22 kubbeli ve sütunlu revaklı iç avlu (45 x 53 m) son cemaat yeri ile
çepeçevre bütünlük hissi uyandırır. Son cemaat yerinin iki yan tarafındaki
ikişer kubbeciğin alt yüzeyinde spiral yivler ise sonsuzluğun felsefi
ifadesidir. Harimin iki tarafında her biri 9 kubbecikle örtülü iki tabhane
(misafirler için konaklama) yer alır. İlk defa, iki tek şerefeli ince uzun (42
m) minare harimden ve iç avludan uzak (tabhanelere bitişik) bağımsız unsur
olarak yerleştirilmiştir. Taç kapı, mihrap ve minber göz alıcı mermer işçiliğin
ürünüdür. İlk defa bir de dış avlu oluşturulmuş ve Külliyeye ait imaret,
darüşşifa ve medreseyi de kapsamış. Türkiye'de en derli toplu ve günümüze
ulaşabilmiş "complex" sayılır. Kalem işçiliği ve çini dekorasyonu
yoktur. Osmanlı sultanları Edirne'de bulundukları zaman genellikle cuma
namazını bu camide kılarlarmış, çünkü ikamet ettikleri Saray-ı Cedid'e en yakın
selatin camisidir. Çoğunlukla Tunca yoluyla saltanat kayığı ile gelirlermiş.
Caminin nehir tarafında basamaklı rıhtım varmış. Fakat Tunca taşkınlarında bu
cami çok zarar görmüş, sürekli onarılmış. 1950 ile 1960 arası yapılan seddeler
camiyi su baskınlarından kurtarmış, fakat nehir kıyısında bulunan dolap, çifte
hamam ve su değirmenleri yok olmuş.
SELİMİYE CAMİİ
EDİRNE'NİN ALAMETİFARİKASI; OSMANLI MİMARİSİNİN ZİRVESİ;
MİMAR SİNAN'IN USTALIK ESERİ
1568-1574
UNESCO Dünya Mirası Listesi (2011) İnşaatı: 1568-1574.
İbadete açılışı: 14 Mart 1575
Banisi: Sultan
2. Selim (Kanuni Sultan Süleyman ve Hürrem Sultan’ın oğlu). 15 Aralık
1574'te 50 yaşında aniden vefat etmiş ve caminin açılışına katılamamıştır.
Tek mekân (harim, 1630 m kare, 60x44 m), tek bir kubbe
(yüks. 43,25 m, çap 31,25 m) + 5 yarım kubbe.
Kubbeyi taşıyan kasnak (32 pencere) 8 kemere (6 m
kalınlıkta) oturuyor.
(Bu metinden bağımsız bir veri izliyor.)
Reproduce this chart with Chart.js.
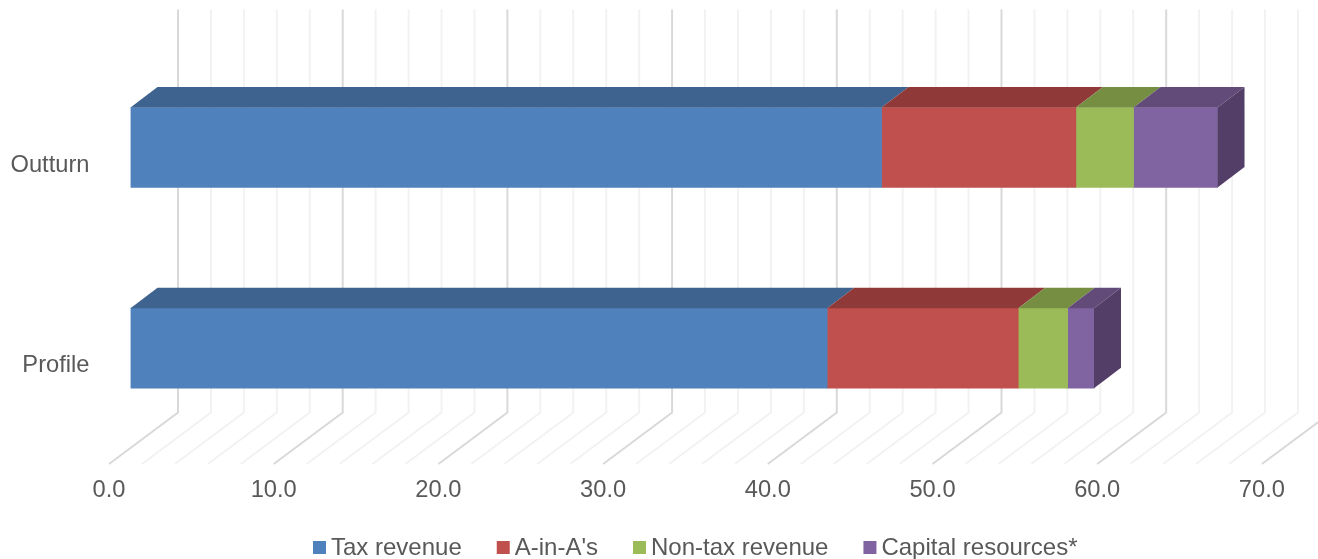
<!DOCTYPE html>
<html>
<head>
<meta charset="utf-8">
<script src="https://cdn.jsdelivr.net/npm/chart.js@4"></script>
<style>
  html, body { margin: 0; padding: 0; background: #fff; }
  #wrap { position: relative; width: 1318px; height: 559px; }
</style>
</head>
<body>
<div id="wrap"><canvas id="chart"></canvas></div>
<script>
const categories = ['Outturn', 'Profile'];
const taxRevenue = [45.6, 42.3];
const aInA = [11.8, 11.6];
const nonTax = [3.5, 3.0];
const capital = [5.1, 1.6];

const FONT = 'Liberation Sans, Arial, sans-serif';
const TEXT = '#595959';

// depth of the fake 3D boxes and of the floor/back wall
const DEPTH_X = 27, DEPTH_Y = 20.5;

const frontColors = ['#4F81BD', '#C0504D', '#9BBB59', '#8064A2'];
const topColors = ['#3E638F', '#8F3A38', '#768E42', '#624A79'];
const sideColor = '#523E66';

const wallPlugin = {
    id: 'wall',
    beforeDatasetsDraw(chart) {
        const {ctx, scales: {x}, chartArea} = chart;
        ctx.save();
        ctx.lineWidth = 2;
        for (let v = 0; v <= 70; v += 2) {
            const px = x.getPixelForValue(v);
            ctx.strokeStyle = v % 10 === 0 ? '#D9D9D9' : '#F2F2F2';
            ctx.beginPath();
            ctx.moveTo(px - 21.5, chartArea.bottom + 15.5);
            ctx.lineTo(px + 47.5, chartArea.bottom - 36);
            ctx.lineTo(px + 47.5, 9.5);
            ctx.stroke();
        }
        ctx.restore();
    }
};

const boxPlugin = {
    id: 'box3d',
    afterDatasetsDraw(chart) {
        const ctx = chart.ctx;
        const last = chart.data.datasets.length - 1;
        chart.data.datasets.forEach((ds, i) => {
            chart.getDatasetMeta(i).data.forEach(bar => {
                const top = bar.y - bar.height / 2;
                const bottom = bar.y + bar.height / 2;
                ctx.fillStyle = topColors[i];
                ctx.beginPath();
                ctx.moveTo(bar.base, top);
                ctx.lineTo(bar.base + DEPTH_X, top - DEPTH_Y);
                ctx.lineTo(bar.x + DEPTH_X, top - DEPTH_Y);
                ctx.lineTo(bar.x, top);
                ctx.closePath();
                ctx.fill();
                if (i === last) {
                    ctx.fillStyle = sideColor;
                    ctx.beginPath();
                    ctx.moveTo(bar.x, top);
                    ctx.lineTo(bar.x + DEPTH_X, top - DEPTH_Y);
                    ctx.lineTo(bar.x + DEPTH_X, bottom - DEPTH_Y);
                    ctx.lineTo(bar.x, bottom);
                    ctx.closePath();
                    ctx.fill();
                }
            });
        });
    }
};

// chart.js puts a wide gap between legend box and text, so it is drawn here
const legendPlugin = {
    id: 'bottomLegend',
    afterDraw(chart) {
        const ctx = chart.ctx;
        let px = 313;
        ctx.save();
        ctx.font = '24px ' + FONT;
        ctx.textBaseline = 'middle';
        chart.data.datasets.forEach(ds => {
            ctx.fillStyle = ds.backgroundColor;
            ctx.fillRect(px, 541, 13, 13);
            ctx.fillStyle = TEXT;
            ctx.fillText(ds.label, px + 18, 548);
            px += 18 + ctx.measureText(ds.label).width + 35;
        });
        ctx.restore();
    }
};

new Chart(document.getElementById('chart'), {
    type: 'bar',
    data: {
        labels: categories,
        datasets: [
            {label: 'Tax revenue', data: taxRevenue, backgroundColor: frontColors[0]},
            {label: "A-in-A's", data: aInA, backgroundColor: frontColors[1]},
            {label: 'Non-tax revenue', data: nonTax, backgroundColor: frontColors[2]},
            {label: 'Capital resources*', data: capital, backgroundColor: frontColors[3]}
        ]
    },
    plugins: [wallPlugin, boxPlugin, legendPlugin],
    options: {
        indexAxis: 'y',
        responsive: true,
        maintainAspectRatio: false,
        animation: false,
        layout: {padding: {top: 38.3, right: 34.6, bottom: 0, left: 0}},
        datasets: {bar: {barThickness: 80}},
        plugins: {
            legend: {display: false},
            tooltip: {enabled: false}
        },
        scales: {
            x: {
                stacked: true,
                min: 0,
                max: 70,
                // tick length instead of tick padding: padding eats into the right margin
                grid: {display: false, drawTicks: true, tickLength: 28},
                border: {display: false},
                afterFit(scale) { scale.height = 110.5; },
                ticks: {
                    stepSize: 10,
                    maxRotation: 0,
                    padding: 0,
                    labelOffset: -21.5,
                    color: TEXT,
                    font: {family: FONT, size: 23.7},
                    callback: v => v.toFixed(1)
                }
            },
            y: {
                stacked: true,
                grid: {display: false},
                border: {display: false},
                afterFit(scale) { scale.width = 130.5; },
                ticks: {
                    padding: 33,
                    labelOffset: 17.5,
                    color: TEXT,
                    font: {family: FONT, size: 23.7}
                }
            }
        }
    }
});
</script>
</body>
</html>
Kemerleri 8 muazzam fil ayağı taşıyor (2'si duvar
örgüsünde). Yan duvarlarda 6 sıra halinde toplam 384 pencere (olağanüstü
aydınlık)
Mihrap - mermer ve çini panoları. Minber - muhteşem
ajur mermer işçilik
Hünkâr mahfili- 6x6 m, 12 mermer sütun, çini panoları
Müezzin mahfili (ortada)- 12 mermer sütun üzerine
ahşap. Altında küçük şadırvan.
Minareler- dört adet, harim köşelerinde. Tek tip, üç
şerefeli (yük. 85,67 m (âlemlerle), çap 3,80 m). İkisinde üç ayrı basamaklı
yol.
Son cemaat yeri: 6 kalın sütun 5 kubbe
İç avlu: 3 kapılı, 16 sütun 18 kubbeli revaklı. Ortada
mermer şadırvan, çatısız.
Dış avlu: 2475 m kare, 8 kapılı. Kıble köşelerinde 2 medrese, batı
kenarında Arasta Çarşısı (sonradan 3.Murat zamanında yapılmıştır). Orta
kapısında sübyan mektebi ve Kütüphane.
EDİRNE'NİN KIBLE EKSENİ
Cami inşaatına başlanırken, Osmanlı muvakkitleri pekâlâ
kıble eksenini (Mekke'nin koordinatlarını) doğru tespit etmişler. Selimiye
Camii'nin cümle kapısından mihraba uzatılan tasarılı çizgi de ibadet mekânının
simetrisini belirlemiş. Dört eşit minare de, bu tasarılı çizginin devamında
bulunuyorsanız, iki minare gibi görünür.
Olin Kavşağı’na geldiğinizde, yeni "Pehlivanlar
Heykeli" de isabetli konumlanmış ki, iki güreşçi arasından Selimiye'yi iki
minareli görebiliyorsunuz!
"Türklerin Mekke'si" denilen Edirne'nin ilahi izdüşümü bu olsa
gerek, çünkü güney-güneydoğu istikametinde bu hat Kâbe'ye isabet edecektir!